A few years ago while reviewing Vernon Reid & Masque’s first CD called
“Known Unknown” I said that they reminded me a bit of Chick Corea/Return To
Forever in their basic sound. Well guess what? They still do, however they have expanded a bit to include more “progressive rock” influences, just as Chick Corea/Return To Forever did back in the 1970’s. It even includes a few cover songs: The Tony Williams Lifetime’s “Wild Life,” Depeche Mode’s “Enjoy the Silence” and Radiohead’s “National Anthem.” The album Other True Self is industrial strength jazz/funk/rock and it’s not for the meek. Did you like Return to Forever and or Weather Report back in the 1970’s? Then treat yourself to a copy of this CD. Are you too young to have been a fan back then? Then check it out to find out what all of the fuss was all about.
grosskopf File Under: G
In short sax-player Andreas Grosskopf might as well be the year 2006 version of Klaus Dollinger of Passport (and if you don’t know who Klaus Dolinger is, just imagine an electric sax player who is a cross between Maceo Parker and Eddie Harris). That is how badd he is and that’s how badd the album “File Under G” is. A few years ago he released an album of powerhouse Jazz-Funk which we reviewed called “Type: G”. This time out for “File Under G” the results are similar, however Grosskopf up’s the anty by also featuring the beautiful vocals of Charlotte Karlstedt on several cuts. It all works perfectly with the vocal cuts that remind me of the early 70’s Flora Purim Return To Forever and the instrumental cuts reminding me of like….well….Passport?

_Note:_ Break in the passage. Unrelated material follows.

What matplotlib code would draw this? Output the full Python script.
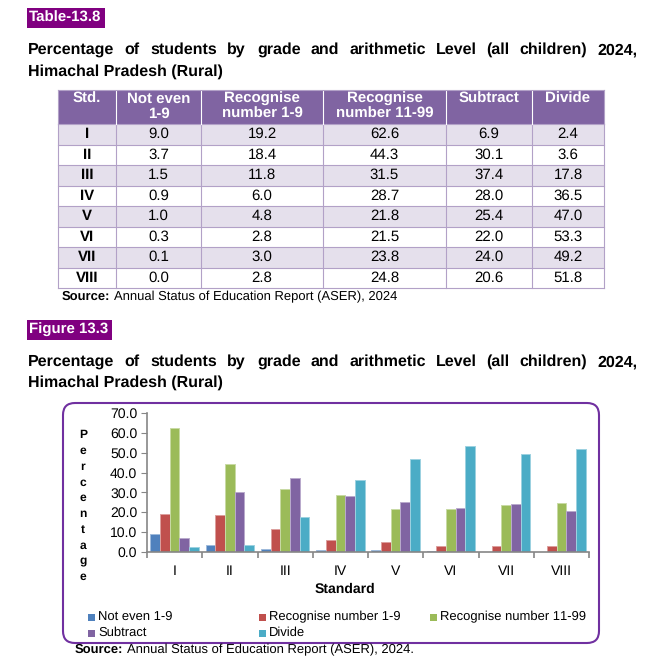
import matplotlib.pyplot as plt
import numpy as np
from matplotlib.patches import Rectangle, FancyBboxPatch
from matplotlib.ticker import FormatStrFormatter
from matplotlib.colors import to_rgb
from matplotlib.textpath import TextPath
from matplotlib.font_manager import FontProperties

plt.rcParams['font.family'] = ['Liberation Sans', 'DejaVu Sans']
plt.rcParams['text.hinting'] = 'none'
plt.rcParams['text.hinting_factor'] = 1

standards = ["I", "II", "III", "IV", "V", "VI", "VII", "VIII"]
not_even = [9.0, 3.7, 1.5, 0.9, 1.0, 0.3, 0.1, 0.0]
recog_1_9 = [19.2, 18.4, 11.8, 6.0, 4.8, 2.8, 3.0, 2.8]
recog_11_99 = [62.6, 44.3, 31.5, 28.7, 21.8, 21.5, 23.8, 24.8]
subtract = [6.9, 30.1, 37.4, 28.0, 25.4, 22.0, 24.0, 20.6]
divide = [2.4, 3.6, 17.8, 36.5, 47.0, 53.3, 49.2, 51.8]

header_labels = ["Std.", "Not even\n1-9", "Recognise\nnumber 1-9",
                 "Recognise\nnumber 11-99", "Subtract", "Divide"]
legend_labels = ["Not even 1-9", "Recognise number 1-9", "Recognise number 11-99",
                 "Subtract", "Divide"]
colors = ["#4F81BD", "#C0504D", "#9BBB59", "#8064A2", "#4BACC6"]
title1 = "Percentage of students by grade and arithmetic Level (all children) 2024,"
title2 = "Himachal Pradesh (Rural)"
source_table = "Annual Status of Education Report (ASER), 2024"
source_fig = "Annual Status of Education Report (ASER), 2024."

series = [not_even, recog_1_9, recog_11_99, subtract, divide]

fig = plt.figure(figsize=(6.66, 6.59), dpi=100)
page = fig.add_axes([0, 0, 1, 1])
page.set_xlim(0, 666)
page.set_ylim(659, 0)
page.axis('off')


def text_px(s, size, bold=False):
    # ink width of a string in pixels (dpi 100)
    prop = FontProperties(family='Liberation Sans', weight='bold' if bold else 'normal')
    tp = TextPath((0, 0), s, size=size, prop=prop)
    return tp.get_extents().x1 * 100 / 72


def justified(y, text, x0, x1, size):
    words = text.split()
    widths = [text_px(w, size, True) for w in words]
    gap = (x1 - x0 - sum(widths)) / (len(words) - 1)
    x = x0
    for word, w in zip(words, widths):
        page.text(x, y, word, fontsize=size, fontweight='bold', va='center', ha='left')
        x += w + gap


def source_line(x, y, rest, size):
    page.text(x, y, "Source:", fontweight='bold', fontsize=size, va='center')
    w = text_px("Source:", size, True) + 0.3 * size * 100 / 72
    page.text(x + w, y, rest, fontsize=size, va='center')


def tag(x, y, w, h, label):
    page.add_patch(Rectangle((x, y), w, h, fc='#800080', ec='none'))
    page.text(x + 2, y + h / 2, label, color='white', fontweight='bold',
              fontsize=10.5, va='center', ha='left')


def lighter(c, f=0.45):
    r, g, b = to_rgb(c)
    return (r + (1 - r) * f, g + (1 - g) * f, b + (1 - b) * f)


# ---- table section
tag(27, 8, 78, 20, "Table-13.8")
justified(50, title1, 28, 636, 11.5)
page.text(28, 72, title2, fontsize=11.5, fontweight='bold', va='center')

col_edges = [58, 116, 201, 323, 446, 532, 604]
head_top, head_bot = 90, 124
row_h = 20.5
grid_c = '#B2A1C7'
page.add_patch(Rectangle((col_edges[0], head_top), col_edges[-1] - col_edges[0],
                         head_bot - head_top, fc='#8064A2', ec='none'))
for i in range(len(standards)):
    y0 = head_bot + i * row_h
    if i % 2 == 0:
        page.add_patch(Rectangle((col_edges[0], y0), col_edges[-1] - col_edges[0],
                                 row_h, fc='#E5E0EC', ec='none'))
table_bot = head_bot + len(standards) * row_h
for i in range(len(standards) + 1):
    y = head_bot + i * row_h
    page.plot([col_edges[0], col_edges[-1]], [y, y], color=grid_c, lw=0.8)
for k, x in enumerate(col_edges):
    page.plot([x, x], [head_bot, table_bot], color=grid_c, lw=0.8)
    if 0 < k < len(col_edges) - 1:
        page.plot([x, x], [head_top, head_bot], color='white', lw=0.8)
page.plot([col_edges[0], col_edges[-1]], [head_top, head_top], color=grid_c, lw=0.8)
page.plot([col_edges[0]] * 2, [head_top, head_bot], color=grid_c, lw=0.8)
page.plot([col_edges[-1]] * 2, [head_top, head_bot], color=grid_c, lw=0.8)

centers = [(a + b) / 2 for a, b in zip(col_edges[:-1], col_edges[1:])]
for cx, lab in zip(centers, header_labels):
    page.text(cx, head_top + 2, lab, color='white', fontweight='bold', fontsize=10.5,
              ha='center', va='top', linespacing=1.05)
for i, std in enumerate(standards):
    cy = head_bot + (i + 0.5) * row_h
    page.text(centers[0], cy, std, fontweight='bold', fontsize=10.5, ha='center', va='center')
    for cx, vals in zip(centers[1:], series):
        page.text(cx, cy, f"{vals[i]:.1f}", fontsize=10.5, ha='center', va='center')
source_line(62, 297, source_table, 9.5)

# ---- figure section
tag(27, 320, 85, 20, "Figure 13.3")
justified(362, title1, 28, 636, 11.5)
page.text(28, 383, title2, fontsize=11.5, fontweight='bold', va='center')

page.add_patch(FancyBboxPatch((63, 403), 536, 240,
                              boxstyle="round,pad=0,rounding_size=12",
                              ec='#7030A0', fc='white', lw=1.5))

ax = fig.add_axes([147 / 666, 1 - 552 / 659, 442 / 666, 139 / 659])
ax.patch.set_visible(False)
x = np.arange(len(standards))
w = 0.176
for j, (vals, c) in enumerate(zip(series, colors)):
    ax.bar(x + (j - 2) * w, vals, w, color=c, ec=lighter(c), lw=0.7)
ax.set_xlim(-0.5, len(standards) - 0.5)
ax.set_ylim(0, 70)
ax.set_yticks(np.arange(0, 71, 10))
ax.yaxis.set_major_formatter(FormatStrFormatter('%.1f'))
for s in ['top', 'right']:
    ax.spines[s].set_visible(False)
for s in ['left', 'bottom']:
    ax.spines[s].set_color('#868686')
    ax.spines[s].set_linewidth(1.2)
ax.tick_params(axis='y', direction='out', length=4, color='#868686', labelsize=10, pad=3)
ax.set_xticks(x)
ax.set_xticklabels(standards)
ax.tick_params(axis='x', length=0, pad=9, labelsize=10)
ax.set_xticks(np.arange(-0.5, len(standards), 1), minor=True)
ax.tick_params(axis='x', which='minor', length=4, color='#868686', direction='out', width=1.2)

for k, ch in enumerate("Percentage"):
    page.text(83, 435 + k * 15.8, ch, fontweight='bold', fontsize=8.5, ha='center', va='center')
page.text(345, 589, "Standard", fontweight='bold', fontsize=10, ha='center', va='center')

leg_x = [88, 259, 430]
leg_y = [617, 633]
for k, (lab, c) in enumerate(zip(legend_labels, colors)):
    lx = leg_x[k % 3]
    ly = leg_y[k // 3]
    page.add_patch(Rectangle((lx, ly - 3.5), 7, 7, fc=c, ec='none'))
    page.text(lx + 10, ly, lab, fontsize=9.7, va='center', ha='left')

source_line(75, 650, source_fig, 9.5)

fig.savefig("out.png", dpi=100)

This is the type of CD that all of the “psuedo hip white folks” @ places like the Village Voice who are constantly writing about all of this music they like that originates from the “motherland” would like if they ever heard it. MFA Kera/Mike Russell is a funk band from Africa, now residing in Berlin Germany that has a true sense of what 1970’s American funk music was all about. And I’m not just talking about the James Brown inspired grooves, I mean from a political/cultural sense as well. The title of the album Afro Soul (Black Heritage) is no joke and tells you what you need to know about the world perspective and view of the artist. In MFA Kera’s biography it says: “In the meantime she formed the “Black Heritage Orchestra” working with US Jazzman Mike Russell, telling the story of black music in music (from Ethnic-African music through Blues, Afro-beat, Salsa, Gospel, Reggae, Jazz, Funk and Rap).” There are no apologies to political correctness here. My favorite song on this CD is the song “soulfood”. Check out MFA Kera/Mike Russell online at their website
(Even their url is no joke)
At the site you can listen to the music from Afro Soul (Black Heritage) and you can also view video clips of the group live. See how educated I have become? I had never heard of this group until they signed up for the Soul-Patrol Times a few months ago. Since that time not only have I become hip to the music of MFA Kera/Mike Russell, but MFA Kera herself has helped me to expand my own “world view” by writing some very heavy commentaries on today’s music scene (a few of which I have re-published on Soul-Patrol)
**Spirit of Life Ensemble: A Little Oasis
(Straight No Chaser Jazz)
Formed in 1975, Spirit of Life Ensemble (SOLE) is under the leadership of multi-percussionist Daoud-David Williams. I happened to spend an afternoon recently with Mr. Williams during a North Jersey recording session and during the course of the afternoon he gave me a copy of the latest CD from the Spirit of Life Ensemble entitled “A Little Oasis”.
This is a really nice Jazz CD. I listened to it with my headphones on and just like the title implies, the album provides you with an “audio oasis”. It’s a very relaxing CD, the type of thing that you want rolling thru your head, while you are reading a book or working at a computer. The music itself is straight ahead with a tinge of Latin. A few of the standout cuts on the album are “It’s Raining”, a funky little joint called “Baila Plena (Plena Funk)” and the Miles Davis flavored “Baku & Bismarck”.
The Spirit of Life Ensamble was established in 1975 and is a is a multi-cultural collective of some of the world’s greatest jazz musicians, many of whom have performed with the likes of The Ellington Orchestra, The Basie Orchestra, The Hampton Orchestra, Clark Terry, Dizzy Gillespie, Kenny Barron, John Hicks, Nancy Wilson, Ahmad Jamal, Charles Mingus, Horace Silver, Buddy Rich, and many others.
Well worth checking out if you are looking for some nice (non smooth) Jazz.